Sunday, November 13, 2011

Obamacare Headed for the Supreme Court

The Supreme Court is expected to announce as early as Monday, following a closed door consideration hearing last Thursday which, if any or all, of the six challenges o the Patient Protection and Affordable Care Act submitted for review. Only four justices need agree in private to move the petition to a full court hearing. If the court accepts any of the petitions, it's expected the subject will dominate the remaining months of the 2012 election cycle with the court hearing oral arguments in April and a possible decision sometime in June.
The string of appellate victories may not predict how the Supreme Court will decide the case. But some legal observers believe the recent decisions lay out a road map for preserving the law that may appeal even to some of the Supreme Court's more conservative members.

"They show that smart, principled conservatives can decide this is within the broad reach of Congress' power, even if they might think it is bad policy," said Richard Garnett, a law professor at the University of Notre Dame who was a clerk to former Chief Justice William H. Rehnquist.

When the states and the National Federation of Independent Business filed suit in March 2010, they questioned whether Congress, under the guise of regulating commerce, could place an unprecedented requirement on Americans to buy health insurance starting in 2014.

The so-called individual mandate was designed to spread risk more broadly and control insurance premiums, enabling the federal government to prohibit insurers from denying coverage to patients with preexisting medical conditions, a key promise of the law. Without a mandate, some Americans might avoid buying insurance until they got sick, dramatically driving up premiums.

The insurance requirement became the focus of the litigation and initially sparked a partisan split among trial judges. But more recent rulings from appellate courts around the country have significantly muddied the liberal-conservative divide.

Only the U.S. appeals court in Atlanta has struck down the mandate, in a 2-1 decision with one Republican appointee and one Democratic appointee in the majority. They called the law "breathtaking in its expansive scope."

Two other appellate courts with prominent judges appointed by Republican presidents have categorically rejected the legal attacks on the insurance mandate.
Polls continue to show that the majority American opinion is hostile to Obamacare with 54% of likely voters in an October Rasmussen poll somewhat favoring repeal while 42% strongly favor repeal of the law as opposed to 39% somewhat opposing repeal and 27% in strong opposition. Because SCOTUS is a non-elective office, justices can consider the cases free of public and political influence - at least, that was the Founder's thinking. In real life, we are all pretty sure how Justices Kagan and Sotomayor, Justices Thomas and Kennedy will vote. There will be metaphorical blood.




The life of Indigo Red is full of adventure.
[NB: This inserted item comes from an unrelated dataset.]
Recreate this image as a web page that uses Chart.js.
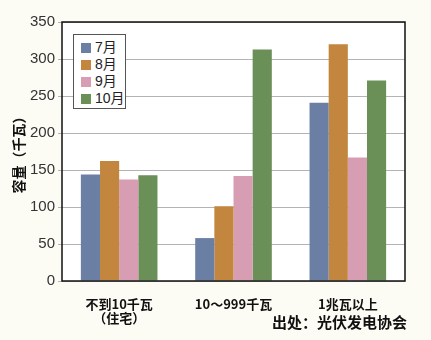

Tune in next time for the Further Adventures of Indigo Red.

2 comments:

Anonymous said...

For obamacare to stand, lady justice would have to lose her sense of smell along with her sight. Don

Always On Watch said...

The so-called individual mandate was designed to spread risk more broadly and control insurance premiums

Well, that control of premiums hasn't happened. Not at all! The opposite is true. Because of all the uncertainties associated with ObamaCare (What's in the bill?), many insurance companies are hiking their rates to the moon.